Rice’s talks with European and Russian officials showed Washington remains committed to isolating Iran despite the new US National Intelligence Estimate contradicted years of assertions that Iran is secretly pursuing atomic weapons.
Energy traders worry that any conflict between the West and Iran will cut into oil supplies from the Middle East.
Light, sweet crude for January delivery dipped 9 cents to $90.14 a barrel in Asian electronic trading on the New York Mercantile Exchange by midafternoon in Singapore. The contract rose $2.74 to settle at $90.23 a barrel Thursday.
Some analysts saw the gains as a delayed reaction to news from Wednesday, including OPEC’s announcement that it would hold production steady rather than increase output and a US government report that showed domestic crude inventories dropped sharply last week.

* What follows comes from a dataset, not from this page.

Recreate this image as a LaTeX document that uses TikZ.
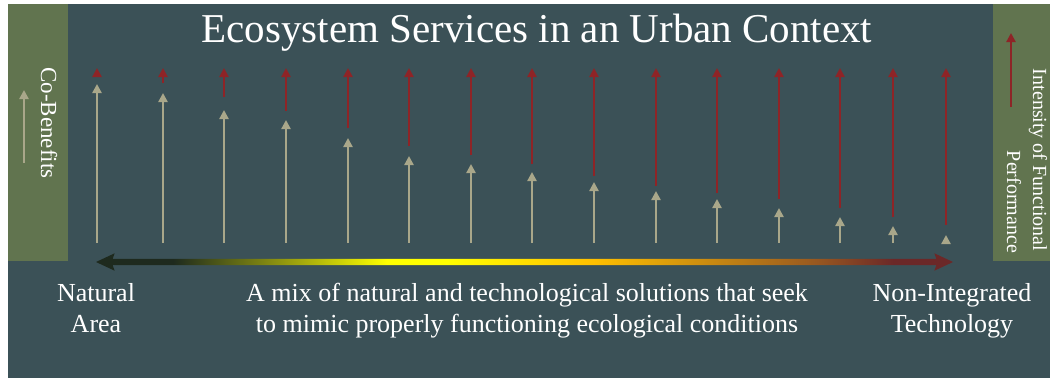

Thursday’s price jump also reinforced a view that last week’s steep drop in crude prices was just a minor setback on the road to $100 oil. Crude futures opened last week above $99 a barrel, but closed below $88 a barrel Wednesday.
The dollar fell against the euro Thursday, reversing a three-day rally that contributed to recent crude price declines. Oil futures offer a hedge against a weak dollar, and oil futures bought and sold in dollars are more attractive to foreign investors when the greenback is falling.
Also supporting oil prices Thursday was the Organization for Economic Cooperation and Development’s revision of its forecast for China’s economic growth this year to 11.4 percent from an earlier estimate of 10.4 percent. Oil prices have risen steadily since 2003 in part because of growing demand from China and India.
Heating oil futures lost 0.5 cent to $2.54 a gallon while gasoline prices added 0.07 cent to $2.302 a gallon. Natural gas futures lost 1.1 cents to $7.319 per 1,000 cubic feet.
In London, January Brent crude fell 8 cents to $90.10 a barrel on the ICE Futures exchange.